Reddy notes that a variety of carbon fiber types were tested and confirmed for feasibility so far, and that cycle times of less than a minute were achieved for several materials. Recycled and twill materials were tested as well, resulting in longer cycle times of up to three and a half minutes.

 

First battery tray prototypes

To put its new technology to the test, in 2021, the company entered a competition by a North American OEM focused on battery enclosure design. The enclosure, per the required specifications, featured a carbon fiber/epoxy top and bottom tray, and included metal and injection-molded plastic inner frame components.

On the composite trays, finite element analysis (FEA) modeling was used first to analyze properties such as impact resistance, crush resistance and structural stiffness versus steel or aluminum. The CpK Interior Products model passed each OEM requirement.

CPK Interior products battery box illustration

The company hopes this first R&D effort leads to new opportunities to leverage its research, materials development, fabrication and assembly capabilities to the EV battery market.

Ultimately, tooling and a prototype were built using the UniFORM technology. “We tested the possibility of producing the battery box without any preforms, just raw materials,” says Reddy. Each tray was produced in a two-minute cycle time, with 50% fiber volume. The resulting weight was 44 pounds per tray — an 86.4% weight reduction versus the 324-pound steel version and a 60% weight reduction versus the 110-pound aluminum version. And overall part thickness measured to 3 millimeters, sized 2,061 millimeters x 1,361 millimeters. “We were quite successful,” he says.

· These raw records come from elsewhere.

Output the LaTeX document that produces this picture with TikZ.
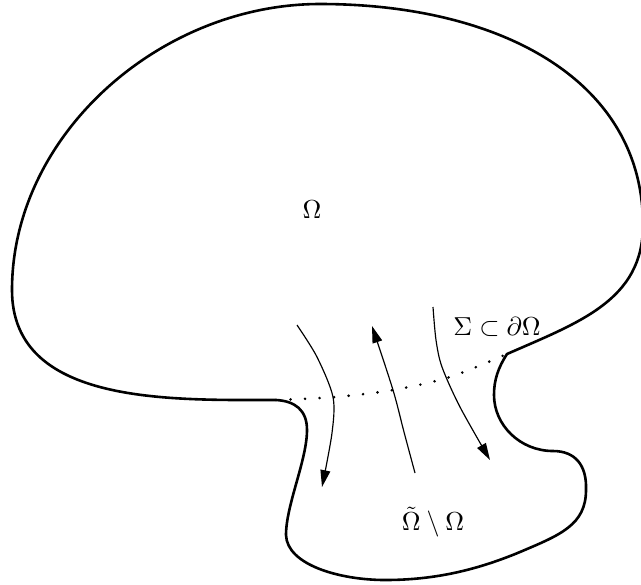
\documentclass[tikz,border=0pt]{standalone}
\usepackage{amsmath, amssymb}
\usepackage{tikz}
\usetikzlibrary{arrows.meta}
\tikzset{
  rim/.style   ={line width=1pt, line join=round},                                % outline of the domains
  seam/.style  ={line width=1.1pt, dash pattern=on 0pt off 5.6pt, line cap=round}, % Sigma
  flow/.style  ={-{Triangle[length=6.5pt, width=3.8pt]}, line width=0.45pt},      % crossing curves
  lbl/.style   ={inner sep=0pt},
}

\begin{document}
\begin{tikzpicture}[x=0.385pt, y=-0.385pt]
  \useasboundingbox (0,0) rectangle (641,584);
  % Omega, then tilde Omega minus Omega
  \draw[rim] (276,400)
    .. controls (170,400) and (12,405) .. (12,290)
    .. controls (12,135) and (160,4) .. (320,4)
    .. controls (500,4) and (643,80) .. (643,225)
    .. controls (643,300) and (580,322) .. (507,354)
    .. controls (498,368) and (494,380) .. (494,395)
    .. controls (494,425) and (520,451) .. (553,451)
    .. controls (575,451) and (587,465) .. (586,490)
    .. controls (586,525) and (560,535) .. (520,552)
    .. controls (472,572) and (430,580) .. (385,580)
    .. controls (340,580) and (287,565) .. (286,535)
    .. controls (286,505) and (307,460) .. (307,430)
    .. controls (307,410) and (295,401) .. (276,400) -- cycle;
  \draw[seam] plot[smooth] coordinates {(276,400) (335,397) (393,390) (450,377) (507,354)};

  \draw[flow] plot[smooth] coordinates {(297,325) (317,357) (333,397) (332,433) (322,487)};
  \draw[flow] plot[smooth] coordinates {(415,473) (404,432) (393,390) (372,326)};
  \draw[flow] plot[smooth] coordinates {(433,307) (436,340) (442,367) (460,407) (490,460)};

  \node[lbl] (om)    at (312,210) {$\Omega$};
  \node[lbl] (sig)   at (497,327) {$\Sigma\subset\partial\Omega$};
  \node[lbl] (omt)   at (433,522) {$\tilde{\Omega}\setminus\Omega$};
\end{tikzpicture}
\end{document}
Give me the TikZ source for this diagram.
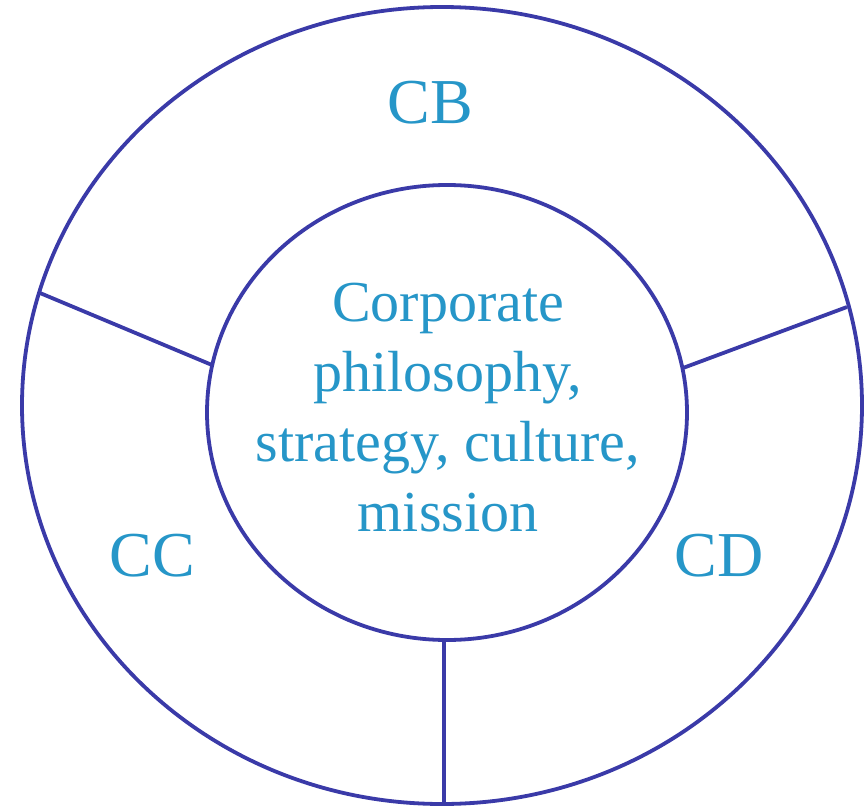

CpK Interior Products continued running internal tests – on electromagnetic interference (EMI) shielding and other properties – to produce a full data set on its capabilities to provide for potential customers.

The ultimate goal, says Farrar, is to leverage each of CpK Interior’s capabilities — R&D, design engineering, materials development, fabrication and assembly — to fill the need for lightweight, high-quality composite battery enclosures at a realistic price point and cycle time for the automotive market.